With the dining chairs, I found some fabric online, on eBay,
and cut it up and stapled it on.
It was a really quick, cheap way
to make those look a bit special.
The wallpaper here is from Lewis and Wood
and it's just really beautiful and soft and muted
and you stare at and obviously you see this deer
and then you stare at a bit longer
and you notice there's unicorns
and it's just such a delicate, pretty, adventurous print.
[smooth jazz music]
[Simon] Well originally we were actually looking at
a different blue for this room
and it was a much more vivid kind of sky blue.
We put the first coat on and it just looked too much
so we thought actually we'd tone it down
and we were gonna have a blue ceiling as well
but we decided to go, just go for the white.
[Jeremy] It's a real mix of finds from all over the place.
So we've got the giant portrait over there
which we inherited with the last house we bought
and had it restored.
And the Peter Hone Plasterwork which I love.
[smooth jazz music]
Susan Deliss spent a lot of time looking at colors
and if they would work leading off all the different rooms.
And even though we wanted each room
to have its own personality
it still also had to have that unified factor.
So, it took a long while to get that right
particularly with a lot of pattern, different colors.
[Simon] Our previous house was very much
a kind of traditional Georgian looking house.
So whereas with this one, we wanted to make it feel
a bit more sort of special, magical.
We just wanted to make sure that each space
worked for the space itself.
[Jeremy] In this room,
I mean we sort of have slightly gone to town with pattern,
there's lots of pattern and lots of it clashes and you
wouldn't necessarily put it together and I like that.

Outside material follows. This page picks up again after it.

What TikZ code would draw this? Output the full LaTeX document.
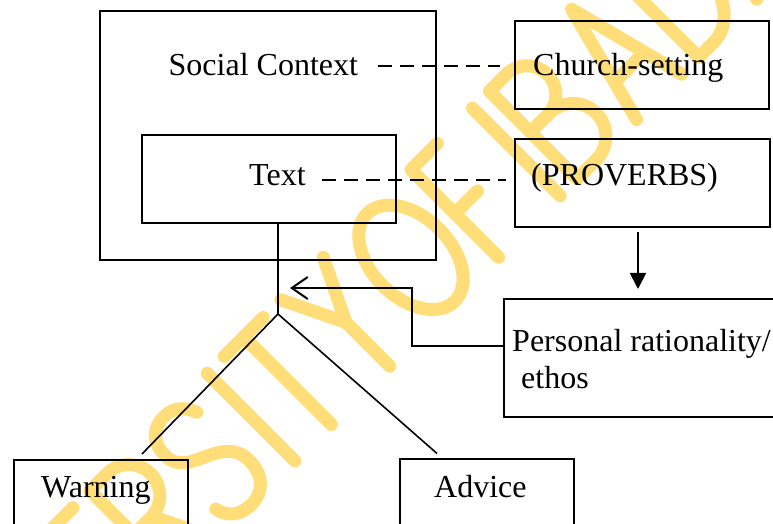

And the Robert Kind wallpaper
that Susan Deliss chose for us is just so pretty.
And then she hand-dyed the linens
and there was antique embroidery used.
Everywhere there's somewhere to look.
And actually, even though we've only been here
less than two years, it looks as if it's a room
that's evolved rather than just appeared overnight.

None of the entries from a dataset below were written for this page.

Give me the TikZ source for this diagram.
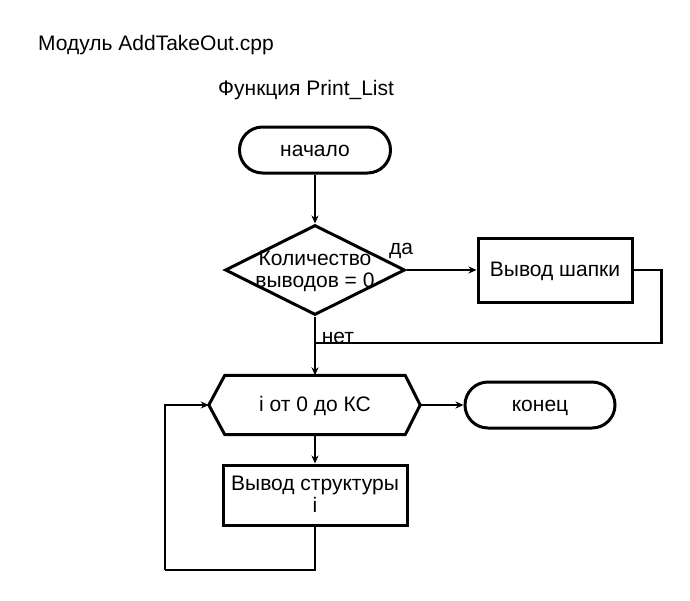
\documentclass[tikz,border=0pt]{standalone}
\usepackage{fontspec}
\setmainfont{Liberation Sans}
\usetikzlibrary{arrows.meta}
\usetikzlibrary{shapes.geometric}
\usetikzlibrary{positioning}
\tikzset{txt/.style = {text height = 15, text depth = 2}}
\tikzset{txttwo/.style = {align = center, text height = 37, text depth = 2}}
\tikzset{term/.style = {draw, txt, line width = 3, rounded corners = 23, minimum width = 151, minimum height = 46}}
\tikzset{cond/.style = {draw, diamond, line width = 3, inner sep = 0, minimum width = 180, minimum height = 90}}
\tikzset{proc/.style = {draw, txt, line width = 3, minimum width = 154, minimum height = 64}}
\tikzset{flow/.style = {line width = 2.4, -{Stealth[length = 8, width = 7]}}}
\tikzset{line/.style = {line width = 2.4}}

\begin{document}
\begin{tikzpicture}[x = 1pt, y = -1pt, font = \fontsize{21}{22}\selectfont]
      \useasboundingbox (0, 0) rectangle (690, 600);

      \node [anchor = west, inner sep = 0] at (38, 45) (module) {Модуль AddTakeOut.cpp};
      \node [anchor = west, inner sep = 0] at (218, 90) (func) {Функция Print\_List};

      \node [term] at (315, 150) (start) {начало};
      \node [cond] at (315, 270) (dec) {};
      \node [txttwo] at (315, 270) (dectext) {Количество\\выводов = 0};
      \node [proc] at (555, 270) (hdr) {Вывод шапки};

      \node [txt, minimum width = 180, minimum height = 59] at (315, 405) (loop) {i от 0 до КС};
      \coordinate (loopW) at ([xshift = -16] loop.west);
      \coordinate (loopE) at ([xshift = 15] loop.east);
      \draw [line width = 3] (loop.north west) -- (loop.north east) -- (loopE)
            -- (loop.south east) -- (loop.south west) -- (loopW) -- cycle;

      \node [term, minimum width = 150] at (540, 405) (fin) {конец};
      \node [proc, txttwo, minimum width = 184, minimum height = 60] at (315, 495) (body) {Вывод структуры\\i};

      \node [txt] at (401, 248) (yes) {да};
      \node [txt] at (338, 337) (no) {нет};

      \coordinate (join) at (315, 343);
      \coordinate (back) at (165, 570);

      \draw [flow] (start) -- (dec);
      \draw [flow] (dec.east) -- (hdr);
      \draw [line] (hdr.east) -- ++(28, 0) |- (join);
      \draw [flow] (dec.south) -- (loop);
      \draw [flow] (loopE) -- (fin);
      \draw [flow] (loop) -- (body);
      \draw [line] (body.south) |- (back);
      \draw [flow] (back) |- (loopW);
    \end{tikzpicture}
\end{document}
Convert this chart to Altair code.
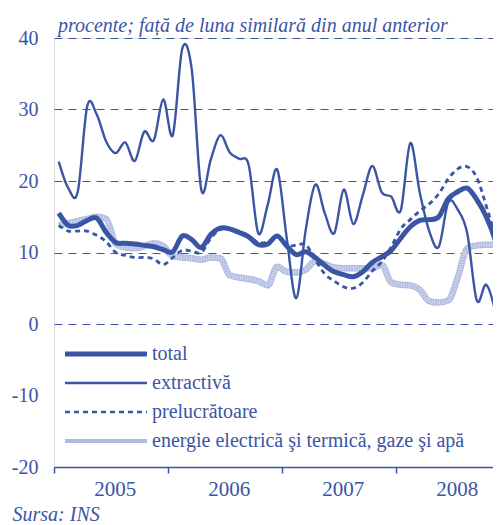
import altair as alt
import pandas as pd

# ---- data (monthly, Jan 2005 - Dec 2008) ----
series_names = ["total", "extractivă", "prelucrătoare",
                "energie electrică şi termică, gaze şi apă"]

total = [15.5, 13.8, 13.8, 14.5, 14.8, 12.8, 11.4, 11.3, 11.2, 11.0, 10.8, 10.4,
         10.1, 12.3, 11.8, 10.7, 12.5, 13.4, 13.3, 12.8, 12.2, 11.1, 11.2, 12.3,
         10.9, 9.7, 10.1, 9.3, 8.2, 7.3, 6.9, 6.6, 7.3, 8.6, 9.4, 10.3,
         12.0, 13.6, 14.5, 14.6, 15.0, 17.5, 18.5, 19.0, 17.4, 15.0, 11.5, 6.0]

extractiva = [22.7, 19.0, 18.5, 30.5, 29.3, 25.5, 23.9, 25.4, 22.8, 26.9, 25.7, 31.4,
              26.4, 38.5, 35.6, 18.8, 23.0, 26.4, 24.0, 23.1, 22.2, 12.7, 16.7, 21.6,
              12.0, 3.6, 13.2, 19.5, 15.5, 12.7, 18.8, 14.0, 18.0, 22.1, 18.4, 17.8,
              15.9, 25.3, 18.4, 13.0, 10.8, 17.0, 16.0, 12.7, 3.3, 5.5, 1.5, -6.0]

prelucratoare = [13.8, 13.0, 13.0, 13.0, 12.4, 11.5, 10.0, 9.6, 9.3, 9.3, 9.1, 8.3,
                 9.3, 10.3, 10.2, 10.0, 12.0, 13.2, 13.3, 12.9, 12.3, 11.4, 11.5, 12.3,
                 11.0, 11.0, 11.1, 9.0, 7.0, 6.0, 5.2, 5.0, 5.8, 7.4, 8.7, 10.8,
                 13.3, 14.6, 15.8, 16.8, 18.2, 20.3, 21.7, 22.0, 20.5, 16.5, 12.0, 6.0]

energie = [13.8, 14.1, 14.4, 14.7, 15.0, 14.7, 11.2, 10.7, 10.6, 10.9, 11.3, 10.9,
           9.5, 9.3, 9.2, 9.0, 9.3, 9.2, 6.8, 6.5, 6.3, 6.0, 5.4, 8.0,
           7.3, 7.2, 7.6, 8.8, 8.4, 7.9, 7.8, 7.8, 7.8, 7.8, 8.3, 5.8,
           5.5, 5.4, 4.8, 3.2, 3.0, 3.3, 6.5, 10.6, 11.0, 11.1, 11.1, 11.0]

rows = []
for name, vals in zip(series_names, [total, extractiva, prelucratoare, energie]):
    for i, v in enumerate(vals):
        rows.append({"t": i + 0.5, "v": v, "series": name})
df = pd.DataFrame(rows)
legend_df = pd.DataFrame({"series": series_names})

BLUE = "#3b55a5"
LIGHT = "#afbbe0"
FONT = "Liberation Serif"

PLOT_W = 439
MONTH_PX = 9.5

x_axis = alt.Axis(
    values=[0, 6.4, 12, 18.4, 24, 30.4, 36, 42.4],
    labelExpr="datum.value % 12 == 0 ? '' : '' + (2005 + floor(datum.value / 12))",
    tickOpacity=alt.condition("datum.value % 12 == 0", alt.value(1), alt.value(0)),
    tickSize=6, tickColor=BLUE, tickWidth=1.5,
    domainColor=BLUE, domainWidth=1.5,
    labelFont=FONT, labelFontSize=21, labelColor=BLUE, labelPadding=5,
    labelFlush=False, labelOverlap=False, grid=False,
    title="Sursa: INS", titleFont=FONT, titleFontSize=20, titleFontStyle="italic",
    titleFontWeight="normal", titleColor=BLUE, titleX=-42, titleY=53,
    titleAlign="left", titleBaseline="alphabetic", titleAnchor="start",
)
y_axis = alt.Axis(
    values=[-20, -10, 0, 10, 20, 30, 40],
    labelExpr="datum.value < 0 ? '-' + abs(datum.value) : '' + datum.value",
    ticks=False, tickSize=0, domain=False,
    labelFont=FONT, labelFontSize=20, labelColor=BLUE, labelPadding=16,
    grid=True, gridColor=BLUE, gridWidth=1.2, gridDash=[8, 6],
    gridOpacity=alt.condition("datum.value < 0", alt.value(0), alt.value(1)),
    title=None,
)

base = alt.Chart(df).encode(
    x=alt.X("t:Q", scale=alt.Scale(domain=[0, PLOT_W / MONTH_PX], nice=False, zero=False),
            axis=x_axis),
    y=alt.Y("v:Q", scale=alt.Scale(domain=[-20, 40], nice=False, zero=False), axis=y_axis),
)


def series(name):
    return base.transform_filter(alt.FieldEqualPredicate(field="series", equal=name))


l_en = series(series_names[3]).mark_line(color=LIGHT, strokeWidth=6.5,
                                         interpolate="monotone", clip=True)
l_en2 = series(series_names[3]).mark_line(color="white", strokeWidth=4.5, strokeDash=[1, 1.5],
                                          opacity=0.5, interpolate="monotone", clip=True)
l_tot = series(series_names[0]).mark_line(color=BLUE, strokeWidth=5, strokeJoin="round",
                                          interpolate="cardinal", clip=True)
l_ex = series(series_names[1]).mark_line(color=BLUE, strokeWidth=2.4, strokeJoin="round",
                                         interpolate="cardinal", clip=True)
l_pr = series(series_names[2]).mark_line(color=BLUE, strokeWidth=2.8, strokeDash=[5, 4],
                                         interpolate="cardinal", clip=True)

lines = alt.layer(l_en, l_en2, l_tot, l_ex, l_pr)

leg_y = alt.Y("series:N", sort=series_names,
              scale=alt.Scale(type="point", range=[316, 403], padding=0), axis=None)
leg_rule = alt.Chart(legend_df).mark_rule().encode(
    x=alt.value(11), x2=alt.value(93), y=leg_y,
    color=alt.Color("series:N", scale=alt.Scale(type="ordinal", domain=series_names,
                                                range=[BLUE, BLUE, BLUE, LIGHT]), legend=None),
    strokeWidth=alt.StrokeWidth("series:N", scale=alt.Scale(type="ordinal", domain=series_names,
                                                            range=[5, 2.4, 2.5, 4]), legend=None),
    strokeDash=alt.StrokeDash("series:N", scale=alt.Scale(type="ordinal", domain=series_names,
                                                          range=[[1, 0], [1, 0], [5, 4], [1, 0]]),
                              legend=None),
)
leg_text = alt.Chart(legend_df).mark_text(
    align="left", baseline="middle", font=FONT, fontSize=20, color=BLUE
).encode(x=alt.value(98), y=leg_y, text="series:N")

legend = alt.layer(leg_rule, leg_text)

chart = alt.layer(lines, legend).resolve_scale(
    y="independent", color="independent", strokeWidth="independent", strokeDash="independent"
).properties(
    width=PLOT_W, height=429,
    padding={"left": 46, "top": 30, "right": 0, "bottom": 58},
    autosize="none",
    title=alt.Title("procente; față de luna similară din anul anterior", anchor="start",
                    frame="group", dx=4, offset=-8, font=FONT, fontSize=20,
                    fontStyle="italic", fontWeight="normal", color=BLUE),
).configure_view(stroke=None).configure(background="white")

chart.save("out.html", embed_options={"renderer": "svg", "actions": False})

And I think that's what I like about it.
[smooth jazz music]
[Simon] And then we also have the annex,
which is like a little self-contained cottage outside.
One of the things that I love is
it's got these beautiful skylights in the ceiling
that you really do feel like you're in a kind of
grownup's Wendy house.
[Jeremy] I think what's nice about this area of the garden
is you just sort of disappear into a wood.
The garden just morphs into woodland
and it's just all these paths that cross through
and you hear the bird sound and you totally,
the stress of London and work dissipates within seconds.
And that's what I love about it back here.